** START Data lines **
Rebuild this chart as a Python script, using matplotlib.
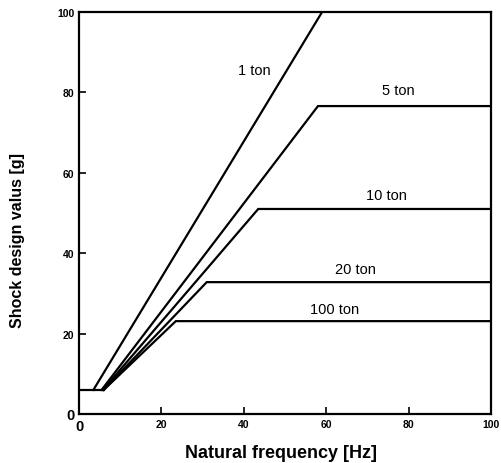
import matplotlib
matplotlib.use("Agg")
import matplotlib.pyplot as plt

# curve break points (Natural frequency [Hz], Shock design value [g])
base_f = [0, 6]
base_g = [6, 6]

ton_1_f = [3.5, 59]
ton_1_g = [6, 100]

ton_5_f = [5.5, 58, 100]
ton_5_g = [6, 76.6, 76.6]

ton_10_f = [5.8, 43.5, 100]
ton_10_g = [6, 51, 51]

ton_20_f = [6, 31, 100]
ton_20_g = [6, 32.8, 32.8]

ton_100_f = [6, 23.5, 100]
ton_100_g = [6, 23.1, 23.1]

labels = ["1 ton", "5 ton", "10 ton", "20 ton", "100 ton"]
label_f = [42.5, 77.5, 74.5, 67, 62]
label_g = [85.5, 80.5, 54.5, 36, 26]

plt.rcParams["font.family"] = ["Liberation Sans", "DejaVu Sans"]

fig = plt.figure(figsize=(5.01, 4.64), dpi=100)
ax = fig.add_axes([79 / 501, 1 - 415 / 464, 412 / 501, 402 / 464])

lw = 1.6
ax.plot(base_f, base_g, color="k", lw=lw)
for f, g in [(ton_1_f, ton_1_g), (ton_5_f, ton_5_g), (ton_10_f, ton_10_g),
             (ton_20_f, ton_20_g), (ton_100_f, ton_100_g)]:
    ax.plot(f, g, color="k", lw=lw, solid_joinstyle="miter")

for t, x, y in zip(labels, label_f, label_g):
    ax.text(x, y, t, ha="center", va="center", fontsize=10.5)

ax.set_xlim(0, 100)
ax.set_ylim(0, 100)
ax.set_xticks([0, 20, 40, 60, 80, 100])
ax.set_yticks([0, 20, 40, 60, 80, 100])
ax.tick_params(direction="in", length=5, width=1.2, labelsize=7.5)
for lab in ax.get_xticklabels() + ax.get_yticklabels():
    lab.set_fontweight("bold")
# the zeros are printed bigger in the original
ax.get_xticklabels()[0].set_fontsize(10.5)
ax.get_yticklabels()[0].set_fontsize(10.5)
for s in ax.spines.values():
    s.set_linewidth(1.6)

ax.set_xlabel("Natural frequency [Hz]", fontsize=13, fontweight="bold")
ax.set_ylabel("Shock design valus [g]", fontsize=11.5, fontweight="bold")
ax.xaxis.set_label_coords(0.49, -0.075)
ax.yaxis.set_label_coords(-0.13, 0.435)

fig.savefig("out.png", dpi=100)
** END Data lines **
* Task to complete
Repeat only what lies between the start of the data and the end of the line containing "s.set_linewidth(1.6)", exactly, with pictures left out.

* The completed task
Rebuild this chart as a Python script, using matplotlib.
import matplotlib
matplotlib.use("Agg")
import matplotlib.pyplot as plt

# curve break points (Natural frequency [Hz], Shock design value [g])
base_f = [0, 6]
base_g = [6, 6]

ton_1_f = [3.5, 59]
ton_1_g = [6, 100]

ton_5_f = [5.5, 58, 100]
ton_5_g = [6, 76.6, 76.6]

ton_10_f = [5.8, 43.5, 100]
ton_10_g = [6, 51, 51]

ton_20_f = [6, 31, 100]
ton_20_g = [6, 32.8, 32.8]

ton_100_f = [6, 23.5, 100]
ton_100_g = [6, 23.1, 23.1]

labels = ["1 ton", "5 ton", "10 ton", "20 ton", "100 ton"]
label_f = [42.5, 77.5, 74.5, 67, 62]
label_g = [85.5, 80.5, 54.5, 36, 26]

plt.rcParams["font.family"] = ["Liberation Sans", "DejaVu Sans"]

fig = plt.figure(figsize=(5.01, 4.64), dpi=100)
ax = fig.add_axes([79 / 501, 1 - 415 / 464, 412 / 501, 402 / 464])

lw = 1.6
ax.plot(base_f, base_g, color="k", lw=lw)
for f, g in [(ton_1_f, ton_1_g), (ton_5_f, ton_5_g), (ton_10_f, ton_10_g),
             (ton_20_f, ton_20_g), (ton_100_f, ton_100_g)]:
    ax.plot(f, g, color="k", lw=lw, solid_joinstyle="miter")

for t, x, y in zip(labels, label_f, label_g):
    ax.text(x, y, t, ha="center", va="center", fontsize=10.5)

ax.set_xlim(0, 100)
ax.set_ylim(0, 100)
ax.set_xticks([0, 20, 40, 60, 80, 100])
ax.set_yticks([0, 20, 40, 60, 80, 100])
ax.tick_params(direction="in", length=5, width=1.2, labelsize=7.5)
for lab in ax.get_xticklabels() + ax.get_yticklabels():
    lab.set_fontweight("bold")
# the zeros are printed bigger in the original
ax.get_xticklabels()[0].set_fontsize(10.5)
ax.get_yticklabels()[0].set_fontsize(10.5)
for s in ax.spines.values():
    s.set_linewidth(1.6)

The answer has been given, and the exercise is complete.